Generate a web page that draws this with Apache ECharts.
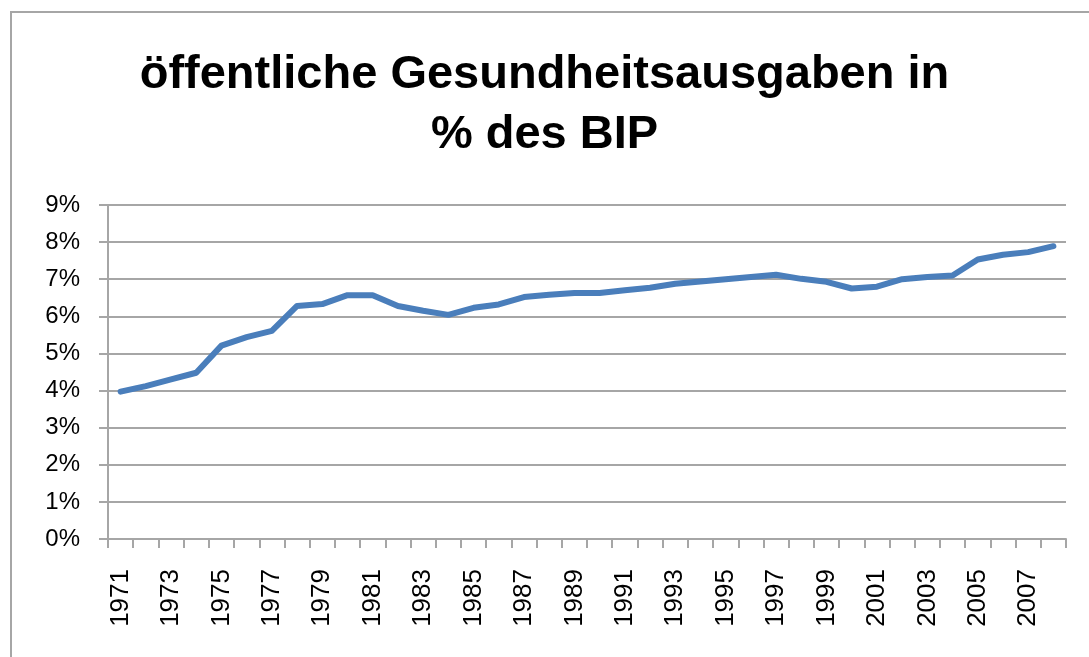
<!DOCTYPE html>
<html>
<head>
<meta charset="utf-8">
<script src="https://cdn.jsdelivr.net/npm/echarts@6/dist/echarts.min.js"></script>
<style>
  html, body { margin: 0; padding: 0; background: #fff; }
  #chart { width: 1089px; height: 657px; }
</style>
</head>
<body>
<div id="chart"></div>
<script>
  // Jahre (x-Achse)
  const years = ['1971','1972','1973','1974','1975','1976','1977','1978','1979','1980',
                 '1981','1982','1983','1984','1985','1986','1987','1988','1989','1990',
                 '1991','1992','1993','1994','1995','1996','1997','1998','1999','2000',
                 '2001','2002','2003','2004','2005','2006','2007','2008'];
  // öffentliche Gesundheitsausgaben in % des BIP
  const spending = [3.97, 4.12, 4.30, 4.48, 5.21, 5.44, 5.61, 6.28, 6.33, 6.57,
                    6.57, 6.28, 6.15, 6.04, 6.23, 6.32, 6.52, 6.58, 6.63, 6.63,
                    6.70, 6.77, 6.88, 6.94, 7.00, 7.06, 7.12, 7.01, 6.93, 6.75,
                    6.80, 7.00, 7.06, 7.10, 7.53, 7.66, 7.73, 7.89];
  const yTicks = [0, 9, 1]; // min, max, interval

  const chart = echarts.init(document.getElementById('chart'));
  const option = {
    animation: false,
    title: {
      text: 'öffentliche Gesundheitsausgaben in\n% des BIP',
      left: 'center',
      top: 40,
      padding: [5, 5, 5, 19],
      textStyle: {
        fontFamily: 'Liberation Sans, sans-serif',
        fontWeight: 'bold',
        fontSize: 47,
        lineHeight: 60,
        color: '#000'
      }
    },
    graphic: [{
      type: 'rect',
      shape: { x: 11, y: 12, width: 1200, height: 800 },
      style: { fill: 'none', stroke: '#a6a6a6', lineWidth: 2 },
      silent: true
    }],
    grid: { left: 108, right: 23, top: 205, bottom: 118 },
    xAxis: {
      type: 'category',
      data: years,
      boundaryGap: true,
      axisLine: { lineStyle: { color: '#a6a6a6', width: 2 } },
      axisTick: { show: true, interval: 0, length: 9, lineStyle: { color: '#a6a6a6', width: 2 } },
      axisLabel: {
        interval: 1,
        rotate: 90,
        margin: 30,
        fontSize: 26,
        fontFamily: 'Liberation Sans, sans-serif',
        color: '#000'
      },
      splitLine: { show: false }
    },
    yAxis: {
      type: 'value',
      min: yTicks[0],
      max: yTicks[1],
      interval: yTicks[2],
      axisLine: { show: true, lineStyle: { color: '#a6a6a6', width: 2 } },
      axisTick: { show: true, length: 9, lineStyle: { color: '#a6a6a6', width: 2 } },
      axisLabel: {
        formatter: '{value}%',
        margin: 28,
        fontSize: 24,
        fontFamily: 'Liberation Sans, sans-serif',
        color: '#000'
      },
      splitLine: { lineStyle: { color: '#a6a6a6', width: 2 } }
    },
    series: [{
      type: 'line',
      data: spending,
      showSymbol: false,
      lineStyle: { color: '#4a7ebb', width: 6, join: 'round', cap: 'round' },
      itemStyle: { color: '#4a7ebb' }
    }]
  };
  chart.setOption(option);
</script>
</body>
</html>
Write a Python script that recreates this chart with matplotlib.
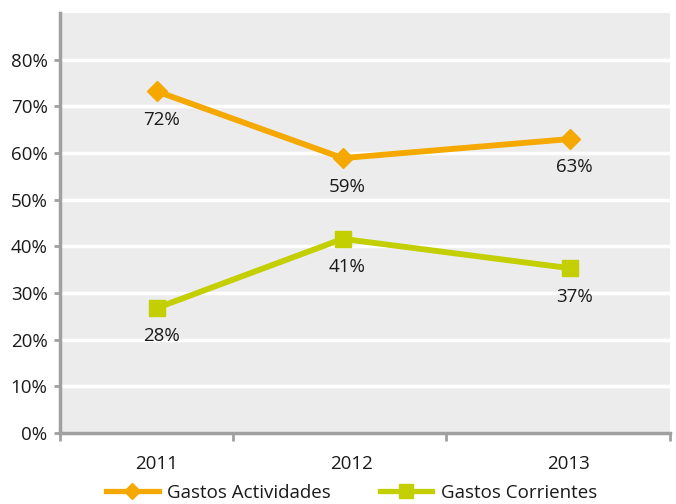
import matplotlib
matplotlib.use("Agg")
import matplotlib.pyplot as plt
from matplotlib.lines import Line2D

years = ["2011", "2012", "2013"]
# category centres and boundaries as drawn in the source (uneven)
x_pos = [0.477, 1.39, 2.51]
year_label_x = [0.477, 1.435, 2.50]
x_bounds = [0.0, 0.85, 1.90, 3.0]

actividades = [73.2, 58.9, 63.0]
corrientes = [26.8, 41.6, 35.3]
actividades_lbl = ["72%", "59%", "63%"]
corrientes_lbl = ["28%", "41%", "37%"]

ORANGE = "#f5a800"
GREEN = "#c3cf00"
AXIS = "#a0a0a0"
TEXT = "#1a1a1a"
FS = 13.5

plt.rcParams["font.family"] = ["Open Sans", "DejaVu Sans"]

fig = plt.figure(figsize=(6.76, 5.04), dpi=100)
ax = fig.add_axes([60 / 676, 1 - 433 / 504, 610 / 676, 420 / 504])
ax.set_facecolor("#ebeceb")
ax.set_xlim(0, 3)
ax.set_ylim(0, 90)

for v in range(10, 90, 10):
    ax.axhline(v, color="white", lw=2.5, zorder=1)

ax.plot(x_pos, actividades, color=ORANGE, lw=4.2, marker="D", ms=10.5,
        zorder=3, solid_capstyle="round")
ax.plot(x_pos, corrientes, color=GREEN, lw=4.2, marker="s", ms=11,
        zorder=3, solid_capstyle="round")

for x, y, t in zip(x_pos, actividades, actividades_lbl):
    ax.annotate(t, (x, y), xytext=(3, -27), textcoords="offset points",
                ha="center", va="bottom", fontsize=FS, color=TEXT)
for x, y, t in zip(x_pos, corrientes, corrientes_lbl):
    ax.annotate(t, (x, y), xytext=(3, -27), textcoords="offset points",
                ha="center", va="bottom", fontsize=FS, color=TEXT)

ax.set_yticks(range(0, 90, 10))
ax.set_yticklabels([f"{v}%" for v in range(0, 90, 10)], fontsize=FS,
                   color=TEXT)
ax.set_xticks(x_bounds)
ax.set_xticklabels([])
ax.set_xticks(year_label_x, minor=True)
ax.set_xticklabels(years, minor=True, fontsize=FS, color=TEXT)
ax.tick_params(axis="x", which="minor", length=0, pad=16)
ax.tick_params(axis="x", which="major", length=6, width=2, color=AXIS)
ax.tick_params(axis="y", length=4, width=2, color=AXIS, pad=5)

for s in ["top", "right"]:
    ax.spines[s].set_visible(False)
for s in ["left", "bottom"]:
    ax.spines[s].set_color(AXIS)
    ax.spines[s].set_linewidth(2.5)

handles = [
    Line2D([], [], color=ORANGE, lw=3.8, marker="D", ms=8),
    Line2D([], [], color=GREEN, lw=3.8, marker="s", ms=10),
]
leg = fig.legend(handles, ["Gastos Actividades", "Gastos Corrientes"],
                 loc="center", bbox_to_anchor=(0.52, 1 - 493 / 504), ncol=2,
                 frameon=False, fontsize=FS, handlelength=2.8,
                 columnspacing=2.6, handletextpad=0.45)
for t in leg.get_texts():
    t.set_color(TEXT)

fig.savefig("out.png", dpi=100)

──────────

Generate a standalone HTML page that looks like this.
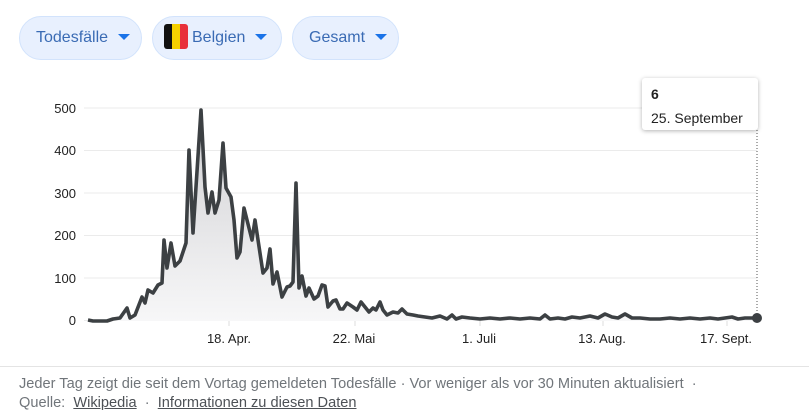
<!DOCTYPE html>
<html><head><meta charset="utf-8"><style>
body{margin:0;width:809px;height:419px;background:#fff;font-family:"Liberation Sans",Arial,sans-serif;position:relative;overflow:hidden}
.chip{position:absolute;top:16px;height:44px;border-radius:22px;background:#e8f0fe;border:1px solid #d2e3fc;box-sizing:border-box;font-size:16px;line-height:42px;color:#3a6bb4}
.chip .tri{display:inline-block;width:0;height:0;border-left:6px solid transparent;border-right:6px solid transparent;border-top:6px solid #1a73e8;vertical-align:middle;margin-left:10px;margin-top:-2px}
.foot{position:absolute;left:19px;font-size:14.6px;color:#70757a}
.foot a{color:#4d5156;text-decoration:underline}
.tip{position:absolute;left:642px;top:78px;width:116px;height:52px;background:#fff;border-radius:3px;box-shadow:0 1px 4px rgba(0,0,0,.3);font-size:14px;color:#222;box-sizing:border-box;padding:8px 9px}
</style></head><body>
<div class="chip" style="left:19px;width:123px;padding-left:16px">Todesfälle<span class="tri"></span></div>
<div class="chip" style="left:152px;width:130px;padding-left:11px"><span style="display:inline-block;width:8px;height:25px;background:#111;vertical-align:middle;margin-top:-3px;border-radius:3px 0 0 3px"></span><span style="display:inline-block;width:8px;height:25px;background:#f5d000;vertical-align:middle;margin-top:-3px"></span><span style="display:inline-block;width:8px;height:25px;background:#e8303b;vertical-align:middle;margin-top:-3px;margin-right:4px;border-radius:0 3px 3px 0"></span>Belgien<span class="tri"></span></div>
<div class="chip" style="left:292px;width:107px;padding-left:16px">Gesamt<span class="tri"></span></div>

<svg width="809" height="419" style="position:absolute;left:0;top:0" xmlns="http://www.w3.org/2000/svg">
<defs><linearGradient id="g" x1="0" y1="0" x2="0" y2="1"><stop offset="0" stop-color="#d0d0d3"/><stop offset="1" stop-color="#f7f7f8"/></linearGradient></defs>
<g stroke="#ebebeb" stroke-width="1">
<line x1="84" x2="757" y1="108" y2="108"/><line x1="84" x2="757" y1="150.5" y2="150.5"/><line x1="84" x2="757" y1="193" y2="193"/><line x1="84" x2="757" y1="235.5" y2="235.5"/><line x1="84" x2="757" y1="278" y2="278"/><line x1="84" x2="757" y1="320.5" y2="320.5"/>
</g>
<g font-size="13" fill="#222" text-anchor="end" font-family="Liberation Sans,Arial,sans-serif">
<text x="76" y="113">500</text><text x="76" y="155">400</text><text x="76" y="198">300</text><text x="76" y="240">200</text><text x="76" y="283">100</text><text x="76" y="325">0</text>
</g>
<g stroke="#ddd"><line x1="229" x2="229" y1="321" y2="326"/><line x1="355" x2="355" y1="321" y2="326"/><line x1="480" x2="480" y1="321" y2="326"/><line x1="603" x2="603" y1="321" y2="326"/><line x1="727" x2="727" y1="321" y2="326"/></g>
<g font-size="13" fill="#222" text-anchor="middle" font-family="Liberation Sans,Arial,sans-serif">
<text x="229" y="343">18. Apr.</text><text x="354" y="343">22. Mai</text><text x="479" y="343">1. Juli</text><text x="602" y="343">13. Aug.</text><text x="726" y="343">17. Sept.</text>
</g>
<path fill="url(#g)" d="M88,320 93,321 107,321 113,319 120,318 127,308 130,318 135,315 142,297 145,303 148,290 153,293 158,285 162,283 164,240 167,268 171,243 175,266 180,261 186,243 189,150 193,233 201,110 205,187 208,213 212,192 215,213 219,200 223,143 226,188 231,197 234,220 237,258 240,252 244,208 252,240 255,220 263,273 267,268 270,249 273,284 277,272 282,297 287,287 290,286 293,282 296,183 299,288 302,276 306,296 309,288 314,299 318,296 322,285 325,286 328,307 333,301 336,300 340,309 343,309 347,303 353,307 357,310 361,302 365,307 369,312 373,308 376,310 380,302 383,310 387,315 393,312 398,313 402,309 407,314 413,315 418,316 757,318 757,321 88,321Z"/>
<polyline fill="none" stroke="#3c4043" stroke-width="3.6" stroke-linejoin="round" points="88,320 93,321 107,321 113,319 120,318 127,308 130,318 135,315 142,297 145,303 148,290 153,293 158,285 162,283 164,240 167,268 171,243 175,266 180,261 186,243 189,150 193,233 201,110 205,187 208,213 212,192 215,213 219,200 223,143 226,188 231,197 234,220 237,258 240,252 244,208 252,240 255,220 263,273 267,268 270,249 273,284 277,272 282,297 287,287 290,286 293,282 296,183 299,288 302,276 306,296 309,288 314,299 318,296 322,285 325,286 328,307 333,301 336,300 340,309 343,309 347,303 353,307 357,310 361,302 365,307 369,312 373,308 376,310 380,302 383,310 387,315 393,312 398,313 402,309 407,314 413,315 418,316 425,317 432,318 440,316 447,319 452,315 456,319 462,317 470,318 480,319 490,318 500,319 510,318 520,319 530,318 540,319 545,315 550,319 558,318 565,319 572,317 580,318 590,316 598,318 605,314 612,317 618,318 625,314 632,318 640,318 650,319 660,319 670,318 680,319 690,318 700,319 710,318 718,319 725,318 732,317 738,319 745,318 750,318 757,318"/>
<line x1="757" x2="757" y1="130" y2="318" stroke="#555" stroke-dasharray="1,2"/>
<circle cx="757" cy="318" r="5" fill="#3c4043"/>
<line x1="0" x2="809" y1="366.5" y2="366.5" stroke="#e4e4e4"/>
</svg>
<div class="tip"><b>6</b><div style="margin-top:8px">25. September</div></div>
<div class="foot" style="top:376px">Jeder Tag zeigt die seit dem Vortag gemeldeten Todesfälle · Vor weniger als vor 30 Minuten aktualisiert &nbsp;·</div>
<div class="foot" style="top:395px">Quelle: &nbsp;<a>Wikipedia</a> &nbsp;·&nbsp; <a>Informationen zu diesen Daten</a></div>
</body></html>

──────────

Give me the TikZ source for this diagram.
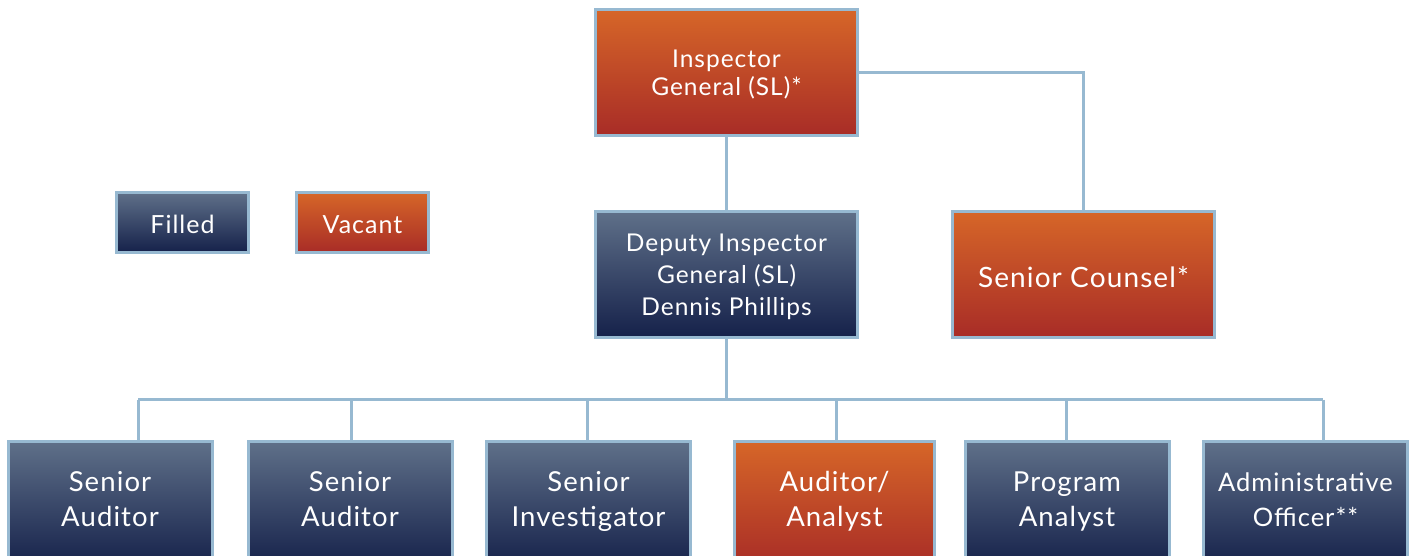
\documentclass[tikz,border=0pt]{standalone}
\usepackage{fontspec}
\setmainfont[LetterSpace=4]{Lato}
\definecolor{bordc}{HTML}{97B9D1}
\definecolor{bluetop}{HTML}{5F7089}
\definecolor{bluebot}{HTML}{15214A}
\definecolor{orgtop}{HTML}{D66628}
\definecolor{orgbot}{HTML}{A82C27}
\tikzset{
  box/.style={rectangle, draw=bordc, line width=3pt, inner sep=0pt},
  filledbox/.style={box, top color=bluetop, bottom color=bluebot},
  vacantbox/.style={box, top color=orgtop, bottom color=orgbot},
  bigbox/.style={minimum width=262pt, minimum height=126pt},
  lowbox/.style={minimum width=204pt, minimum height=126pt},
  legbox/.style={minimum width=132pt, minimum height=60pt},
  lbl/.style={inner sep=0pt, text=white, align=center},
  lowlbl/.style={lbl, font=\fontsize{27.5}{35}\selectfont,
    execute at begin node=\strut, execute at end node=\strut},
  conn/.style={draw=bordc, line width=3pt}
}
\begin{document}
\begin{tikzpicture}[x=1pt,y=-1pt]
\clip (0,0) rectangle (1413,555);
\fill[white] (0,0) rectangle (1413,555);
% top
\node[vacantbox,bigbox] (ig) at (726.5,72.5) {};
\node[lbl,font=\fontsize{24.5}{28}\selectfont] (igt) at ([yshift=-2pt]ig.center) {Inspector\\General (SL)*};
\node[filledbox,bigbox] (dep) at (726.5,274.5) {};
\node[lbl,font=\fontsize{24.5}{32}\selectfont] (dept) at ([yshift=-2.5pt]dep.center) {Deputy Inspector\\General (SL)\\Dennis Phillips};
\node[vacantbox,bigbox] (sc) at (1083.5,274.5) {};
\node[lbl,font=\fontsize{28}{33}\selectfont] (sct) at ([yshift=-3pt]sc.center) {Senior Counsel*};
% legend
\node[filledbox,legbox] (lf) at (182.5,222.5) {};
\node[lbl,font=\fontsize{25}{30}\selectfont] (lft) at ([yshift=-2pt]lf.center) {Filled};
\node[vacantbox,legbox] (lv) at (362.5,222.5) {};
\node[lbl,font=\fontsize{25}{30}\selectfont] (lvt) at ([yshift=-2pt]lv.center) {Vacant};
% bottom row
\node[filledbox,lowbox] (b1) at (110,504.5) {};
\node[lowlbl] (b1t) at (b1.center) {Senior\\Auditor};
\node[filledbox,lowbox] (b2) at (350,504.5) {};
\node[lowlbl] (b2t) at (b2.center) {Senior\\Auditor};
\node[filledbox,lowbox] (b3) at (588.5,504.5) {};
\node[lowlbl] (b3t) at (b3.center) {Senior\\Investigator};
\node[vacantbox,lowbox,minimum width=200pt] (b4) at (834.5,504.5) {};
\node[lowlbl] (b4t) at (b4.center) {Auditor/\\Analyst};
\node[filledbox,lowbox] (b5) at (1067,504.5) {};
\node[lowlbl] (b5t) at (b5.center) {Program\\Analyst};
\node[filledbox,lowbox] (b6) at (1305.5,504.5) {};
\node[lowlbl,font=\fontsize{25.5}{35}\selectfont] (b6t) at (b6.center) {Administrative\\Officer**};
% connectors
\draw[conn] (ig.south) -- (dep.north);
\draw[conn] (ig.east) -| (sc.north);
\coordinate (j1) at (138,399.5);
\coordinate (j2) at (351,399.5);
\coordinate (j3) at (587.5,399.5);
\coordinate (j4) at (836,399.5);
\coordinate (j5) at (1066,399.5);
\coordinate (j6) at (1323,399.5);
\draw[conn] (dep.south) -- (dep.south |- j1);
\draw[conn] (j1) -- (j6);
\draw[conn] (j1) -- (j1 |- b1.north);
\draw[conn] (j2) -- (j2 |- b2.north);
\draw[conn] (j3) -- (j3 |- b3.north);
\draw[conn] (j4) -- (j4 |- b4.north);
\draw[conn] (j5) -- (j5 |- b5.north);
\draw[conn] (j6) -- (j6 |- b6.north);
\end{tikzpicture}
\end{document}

──────────

- Work to complete: Take only the lines above from the one that has "Generate a web" through the one that has "const yTicks = [0, 9, 1];" and reproduce them exactly, omitting any pictures.

- Output for this exercise:
Generate a web page that draws this with Apache ECharts.
<!DOCTYPE html>
<html>
<head>
<meta charset="utf-8">
<script src="https://cdn.jsdelivr.net/npm/echarts@6/dist/echarts.min.js"></script>
<style>
  html, body { margin: 0; padding: 0; background: #fff; }
  #chart { width: 1089px; height: 657px; }
</style>
</head>
<body>
<div id="chart"></div>
<script>
  // Jahre (x-Achse)
  const years = ['1971','1972','1973','1974','1975','1976','1977','1978','1979','1980',
                 '1981','1982','1983','1984','1985','1986','1987','1988','1989','1990',
                 '1991','1992','1993','1994','1995','1996','1997','1998','1999','2000',
                 '2001','2002','2003','2004','2005','2006','2007','2008'];
  // öffentliche Gesundheitsausgaben in % des BIP
  const spending = [3.97, 4.12, 4.30, 4.48, 5.21, 5.44, 5.61, 6.28, 6.33, 6.57,
                    6.57, 6.28, 6.15, 6.04, 6.23, 6.32, 6.52, 6.58, 6.63, 6.63,
                    6.70, 6.77, 6.88, 6.94, 7.00, 7.06, 7.12, 7.01, 6.93, 6.75,
                    6.80, 7.00, 7.06, 7.10, 7.53, 7.66, 7.73, 7.89];
  const yTicks = [0, 9, 1]; // min, max, interval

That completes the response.